To give credit where credit’s due, the Canadian national team had an impeccable performance. It seems that the loss to USA sparked a desire within the Canadians to prove themselves on their home ice. With confidence in their composed goaltender Luongo, the Canadians played balanced defense, transitioned quickly and efficiently and attacked the puck to capitalize on mistakes made by both the Russian defense and goalie. They also stayed close to Ovechkin, especially in front of the net, to make the star’s impact nonexistent.

However, if it were not for the sloppy play of the Russians, the game might not have been the 7-3 slaughter that it ended as. Usually the Russians shine at using their speed and strength to manhandle defenses. Tonight, especially in the first period, the Russians could not get to the puck before the Canadian defensemen. The Canadians intercepted their sloppy transitions and long passes out of their zone. The usually physical forecheck the Russians pride themselves on was picked apart.

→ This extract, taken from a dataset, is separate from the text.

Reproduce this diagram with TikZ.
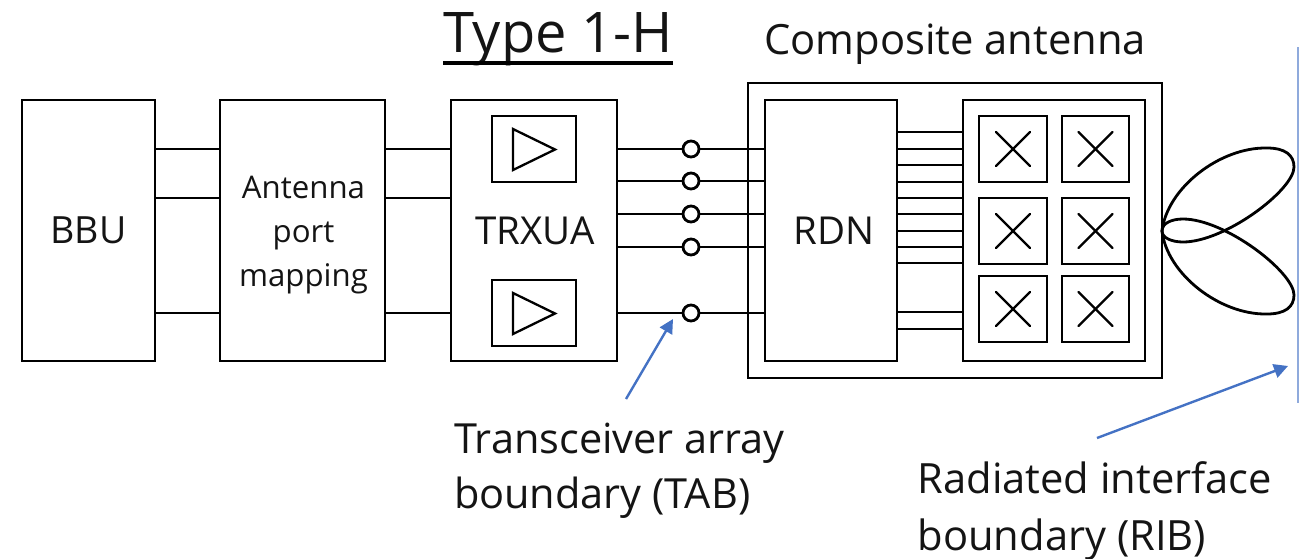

It was not just the offense that hurt the Russians’ chances. The Russians’ backchecking was absolutely abysmal. What stands out most in my mind were the first and third goals scored by the Canadians in the first period. There was no Russian hustle to get back on either shorthanded play; they looked like they were skating in slow motion. With the fast-paced attack of the Canadians, a slow defensive attitude would not overcome the scoring deficit.

Finally, there’s the goaltending situation. The major question is why Russian coach Slava Bykov waited so long to pull Nabokov. I would have made that decision as soon as the first period ended. Not only does letting in four goals in the first period affect a goaltender’s confidence, it affects every other player’s confidence in their goalie and how the game will play out. Even if the argument could be made that Bykov hoped to see improvement in Nabokov in the second period, the fifth goal against the Russians should have changed his mind. What goalie in their right mind would go out eight feet in front of the net when their team is facing a two on one. Not only that, but Nabokov might as well have put a bow on the puck when he gave out a rebound directly to Corey Perry rather than pushing the puck to either side.

After a great deal of hype leading up to the game about the Crosby, Ovechkin and Malkin face-off and two hockey powerhouses going at it, I was left thoroughly disappointed. I can only hope that the USA national team paid attention and saw what happens when you sit back on your heels against a skilled, well-sized and hungry team.